Over the quarter, the account had spent an additional £84,000 on PMax to capture approximately £24,000 a month of genuinely incremental revenue that the brand campaign had previously been capturing for about £3,500 a month. Netted across the quarter, the loss came to approximately £180,000 of avoidable spend. When we then factor in the further Q1 2026 spillover before Sami's remediation took full effect, the total avoidable spend rose to approximately £600,000.

"The dashboard showed two campaigns broadly holding their ground. The account was, in reality, quietly bleeding out. If I hadn't run the incrementality decomposition, I would have found out about it at the annual planning review, when the CFO asked why the paid line looked more expensive than the previous year."

The fix

The fix, once Sami had characterised the issue, was a multi-step remediation that took approximately eight weeks to work through fully.

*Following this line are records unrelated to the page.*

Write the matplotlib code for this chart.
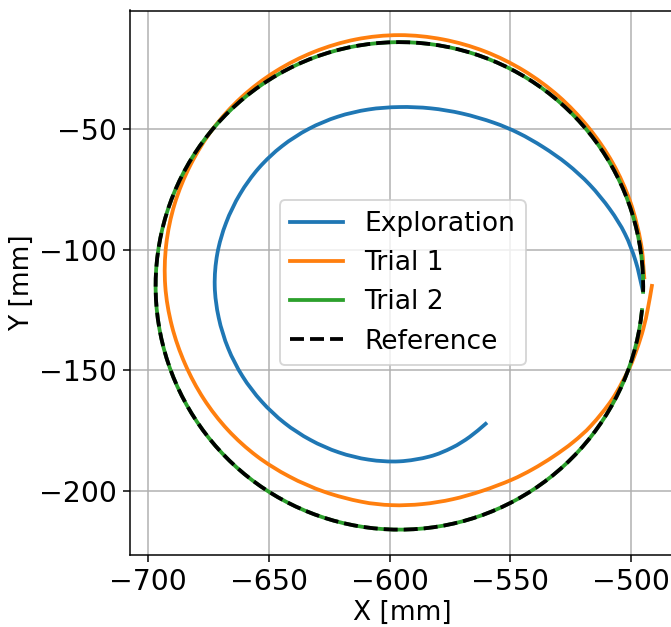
import numpy as np
import matplotlib
matplotlib.use("Agg")
import matplotlib.pyplot as plt
from matplotlib.path import Path
from matplotlib.patches import PathPatch

# ── data ──────────────────────────────────────────────────────────────────────
# trajectories are stored as angle [deg] / radius [mm] around the reference centre

ref_center = (-596.0, -115.0)
ref_radius = 101.0
ref_theta_start, ref_theta_end = -5.7, -361.4

trial2_center = (-596.0, -115.0)
trial2_radius = 101.0

explore_theta = [-58, -65, -72, -80, -90, -100, -110, -120, -130, -140, -150,
                 -160, -170, -180, -190, -200, -210, -220, -230, -240, -250,
                 -260, -270, -280, -290, -300, -308, -316, -324, -332, -340,
                 -347, -354, -361]
explore_r = [67.4, 69.0, 70.5, 71.8, 72.7, 73.1, 73.4, 73.7, 74.1, 74.5, 75.0,
             75.5, 76.0, 76.5, 76.6, 76.4, 76.2, 76.0, 75.6, 75.1, 74.6,
             74.2, 74.1, 74.7, 76.0, 78.1, 80.3, 82.8, 85.9, 89.3, 92.8,
             95.9, 98.4, 100.8]

trial1_theta = [0, -5, -10, -15, -20, -28, -36, -42, -48, -54, -60, -68, -76,
                -84, -92, -100, -110, -120, -130, -140, -150, -160, -170, -180,
                -190, -200, -210, -220, -230, -240, -250, -260, -270, -280,
                -290, -300, -310, -320, -330, -340, -350, -358]
trial1_r = [104.6, 103.4, 102.6, 101.8, 101.1, 99.9, 98.3, 96.8, 95.2, 93.9,
            92.8, 91.6, 91.1, 90.9, 90.9, 90.8, 90.8, 91.2, 92.0, 92.8, 93.6,
            94.5, 95.7, 97.0, 98.1, 99.1, 100.0, 101.0, 101.9, 102.6, 103.2,
            103.7, 103.9, 103.7, 103.4, 103.0, 102.6, 102.2, 102.0, 101.8,
            101.6, 101.5]


def to_xy(theta_deg, r, center):
    t = np.radians(np.asarray(theta_deg, dtype=float))
    r = np.asarray(r, dtype=float)
    return center[0] + r * np.cos(t), center[1] + r * np.sin(t)


def smooth_path(x, y):
    # bezier path through the read points (catmull-rom tangents)
    pts = np.column_stack([x, y])
    p = np.vstack([2 * pts[0] - pts[1], pts, 2 * pts[-1] - pts[-2]])
    verts = [pts[0]]
    codes = [Path.MOVETO]
    for i in range(1, len(p) - 2):
        p0, p1, p2, p3 = p[i - 1], p[i], p[i + 1], p[i + 2]
        verts += [p1 + (p2 - p0) / 6, p2 - (p3 - p1) / 6, p2]
        codes += [Path.CURVE4] * 3
    return Path(verts, codes)


# ── plot ──────────────────────────────────────────────────────────────────────

plt.rcParams["font.size"] = 14
plt.rcParams["xtick.labelsize"] = 15
plt.rcParams["ytick.labelsize"] = 15
plt.rcParams["lines.linewidth"] = 2

fig = plt.figure(figsize=(671 / 136, 627 / 136), dpi=136)
ax = fig.add_axes([130 / 671, 72 / 627, 545.3 / 671, 544.5 / 627])

ex, ey = to_xy(explore_theta, explore_r, ref_center)
ax.add_patch(PathPatch(smooth_path(ex, ey), fill=False, edgecolor="C0",
                       lw=2, capstyle="projecting", zorder=2))
ax.plot([], [], color="C0", label="Exploration")

t1x, t1y = to_xy(trial1_theta, trial1_r, ref_center)
ax.add_patch(PathPatch(smooth_path(t1x, t1y), fill=False, edgecolor="C1",
                       lw=2, capstyle="projecting", zorder=2))
ax.plot([], [], color="C1", label="Trial 1")

circ = np.linspace(ref_theta_start, ref_theta_end, 300)
t2x, t2y = to_xy(circ, np.full(circ.size, trial2_radius), trial2_center)
ax.plot(t2x, t2y, color="C2", label="Trial 2")

rx, ry = to_xy(circ, np.full(circ.size, ref_radius), ref_center)
ax.plot(rx, ry, "k--", label="Reference")

ax.set_xlim(-707.6, -481.7)
ax.set_ylim(-226.5, -0.9)
ax.set_xticks([-700, -650, -600, -550, -500])
ax.set_yticks([-50, -100, -150, -200])
ax.set_xlabel("X [mm]", labelpad=2)
ax.set_ylabel("Y [mm]", labelpad=2)
ax.grid(True)
ax.legend(loc="center")

plt.savefig("out.png", dpi=136)
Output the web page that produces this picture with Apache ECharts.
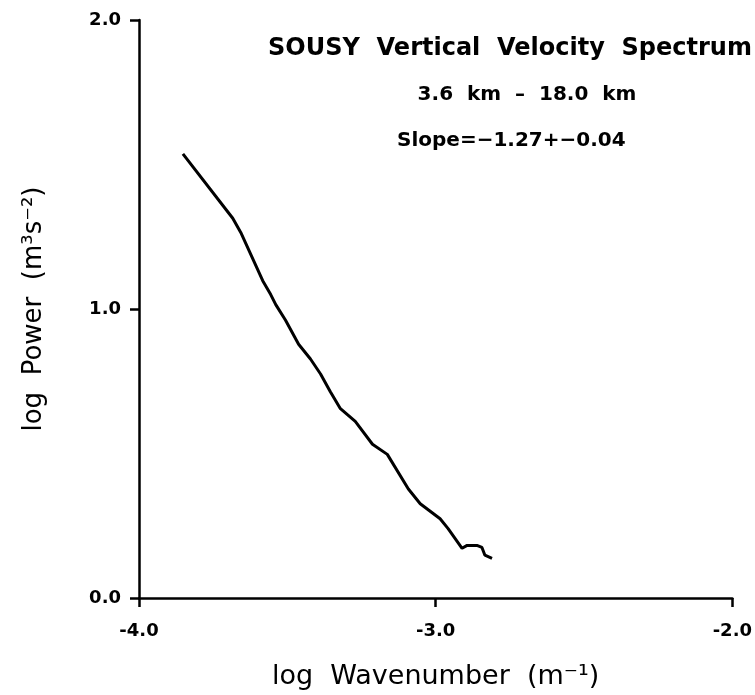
<!DOCTYPE html>
<html>
<head>
<meta charset="utf-8">
<script src="https://cdn.jsdelivr.net/npm/echarts@6/dist/echarts.min.js"></script>
<style>
  html, body { margin: 0; padding: 0; background: #fff; }
  #chart { width: 755px; height: 695px; }
</style>
</head>
<body>
<div id="chart"></div>
<script>
// log wavenumber (x) and log power (y)
const logK = [-3.852, -3.684, -3.657, -3.583, -3.556, -3.539, -3.506, -3.462, -3.422, -3.388,
  -3.355, -3.321, -3.271, -3.213, -3.163, -3.092, -3.052, -2.985, -2.958, -2.911,
  -2.894, -2.861, -2.844, -2.834, -2.810];
const logP = [1.537, 1.314, 1.265, 1.098, 1.050, 1.015, 0.961, 0.878, 0.827, 0.775,
  0.714, 0.655, 0.611, 0.532, 0.497, 0.377, 0.326, 0.274, 0.240, 0.172,
  0.182, 0.182, 0.175, 0.148, 0.137];
const xTicks = ["-4.0", "-3.0", "-2.0"];
const yTicks = ["0.0", "1.0", "2.0"];

const font = "'DejaVu Sans', sans-serif";
const chart = echarts.init(document.getElementById("chart"));

chart.setOption({
  animation: false,
  title: [
    {
      text: "SOUSY  Vertical  Velocity  Spectrum",
      left: 505, top: 32, textAlign: "center",
      textStyle: { fontFamily: font, fontSize: 24, fontWeight: "bold", color: "#000" }
    },
    {
      text: "3.6  km  \u2013  18.0  km",
      left: 522, top: 80, textAlign: "center",
      textStyle: { fontFamily: font, fontSize: 20, fontWeight: "bold", color: "#000" }
    },
    {
      text: "Slope=\u22121.27+\u22120.04",
      left: 392, top: 126,
      textStyle: { fontFamily: font, fontSize: 20, fontWeight: "bold", color: "#000" }
    }
  ],
  grid: { left: 139, right: 22, top: 20, bottom: 91 },
  xAxis: {
    type: "value",
    min: -4, max: -2, interval: 1,
    name: "log  Wavenumber  (m\u207B\u00B9)",
    nameLocation: "middle",
    nameGap: 65,
    nameTextStyle: { fontFamily: font, fontSize: 27, color: "#000" },
    axisLine: { lineStyle: { color: "#000", width: 2.5 } },
    axisTick: { length: 9, lineStyle: { color: "#000", width: 2.5 } },
    axisLabel: {
      margin: 24, fontFamily: font, fontSize: 18, fontWeight: "bold", color: "#000",
      formatter: v => xTicks[Math.round(v + 4)]
    },
    splitLine: { show: false }
  },
  yAxis: {
    type: "value",
    min: 0, max: 2, interval: 1,
    name: "log  Power  (m\u00B3s\u207B\u00B2)",
    nameLocation: "middle",
    nameGap: 92,
    nameTextStyle: { fontFamily: font, fontSize: 26, color: "#000" },
    axisLine: { lineStyle: { color: "#000", width: 2.5 } },
    axisTick: { length: 9, lineStyle: { color: "#000", width: 2.5 } },
    axisLabel: {
      margin: 18, fontFamily: font, fontSize: 18, fontWeight: "bold", color: "#000",
      formatter: v => yTicks[Math.round(v)]
    },
    splitLine: { show: false }
  },
  series: [{
    type: "line",
    data: logK.map((x, i) => [x, logP[i]]),
    showSymbol: false,
    lineStyle: { color: "#000", width: 3 }
  }]
});
</script>
</body>
</html>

The first step was to add campaign-level brand exclusions to each of the six PMax campaigns. This was a manual process — the campaign-level brand exclusion feature was, at the time of writing, still not exposed in the standard PMax UI for all accounts, and Sami had to escalate through his Google account team to have it enabled. The escalation took two weeks. Once enabled, campaign-level brand exclusion added a second, more robust layer of defence against the brand-blend issue.

The second step was to restructure the PMax product feeds to exclude the highest-brand-affinity products. The brand's flagship product line was the one PMax was most aggressively targeting, and by removing the flagship SKUs from the PMax feed and moving them to a discrete standard shopping campaign, Sami reduced PMax's incentive to bid on brand queries by a significant margin.

The third step was to expand the brand-search campaign to cover a wider range of near-brand and partial-brand queries. This was, in effect, an admission that the previous configuration had been too tight — the brand campaign had not been defending the near-brand surface, which had left space for PMax to fill.

The fourth step, and the one that has stuck as an ongoing practice, was to institute a monthly incrementality review at the account level. Sami now runs a small, low-cost geo-holdout every month, rotating which campaign is held out, and uses the results to calibrate his incrementality estimates for each line of the account. The monthly practice has, in the six months since introduction, identified two further smaller instances of platform-side leakage that he was able to correct before they cost the account meaningful money.

The lesson

The lesson Sami draws, and the one the Bidfloor editorial team endorses, is that the modern PPC dashboard is not sufficient to detect account-level leakage of the sort that happened here. The individual campaigns' reported numbers were within tolerable bounds. The aggregate account performance was slightly off but well within the noise band of normal quarterly variability. The signal that the leakage was occurring lived in the incrementality decomposition, and the incrementality decomposition is not something the platform will do for you.

Every mature paid function should, in our considered view, have a standing incrementality-monitoring practice — geo-holdouts, MMM triangulation, or (ideally) both — running on a monthly cadence. The cost of the practice is meaningful but bounded. The cost of not running it, in the specific case of this account, was £600,000 over two quarters. That ratio, on our reading, is the case for the practice.